In guide to roadfood must include the Harris Ranch just off the I-5 near Coalinga (birthplace of Jo Stafford). Harris Ranch is actually the only decent place to eat on the I-5 and it's about half way between LA and the Bay Area.
Yes, it is touristy but the food is excellent. It is a working ranch and as you drive north from Harris you can see the vast herds of cattle waiting to be transformed into steaks and roasts. The beef is outstanding. In addition, there are a range of other selections, including fish and great Tex-Mex dishes like fajitas. For those who want to buy as well as eat, you pass a butcher store and a small produce stand as walk along the corridor to the restaurant. The produce is good but can be a little more expensive than elsewhere. There's also a bakery that sells spectacular fresh fruit pies and other goodies.
Dress is casual. Most of the people eating are in the state uniform of California--T-shirt, shorts and sports shoes or flip-flops.
Roadfood really should recognize the vast array of really authentic ethnic restaurants in California. We don't just have Chinese restaurants. We have restaurants from every region and culture in China: Shanghai, Beijing, Shantung, Muslim, Hakka, Taiwan, Szechuan and many others. A lot, but now all are listed in a great book called "How to Eat in Chinese in Los Angeles." We have restaurants from every region in Mexico and Latin America, other parts of East and South Asia and the Middle East. Another great book is Jonathan Gold' "Counter-Intelligence" that describes a lot of the ethnic restaurants as well as some basic American restaurants. Some of these places are classy others are dives or someplace in between.
I live in Glendale.
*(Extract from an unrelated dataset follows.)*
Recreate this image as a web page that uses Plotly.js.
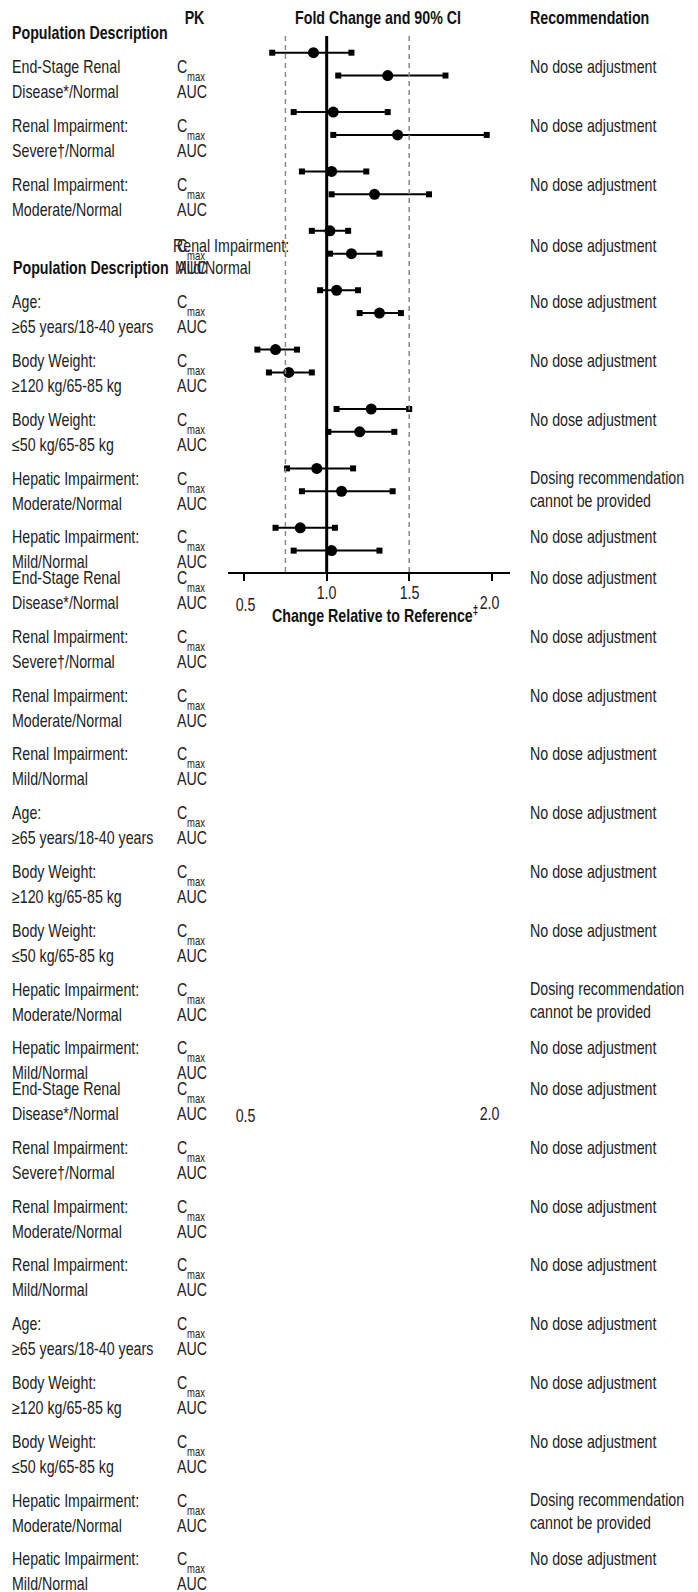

We have the largest Armenian population outside of Armenia. This population comes from all over the Armenian diaspora and the food they produce is wonderful. Zankou Chicken which features spit-roassted chicken and a blinding white garlic sauce that will have you smelling of garlic for a month is one of the best. But Carrousel is first-rate.
And we also have Porto's, which many of us consider the best Cuban bakery and restaurant west of Tampa. It started as a small bakery but has expanded into a large restaurant and once you taste the media-noches or the chicken croquetees or the croissants (Cubans have always loved French food) you will know why.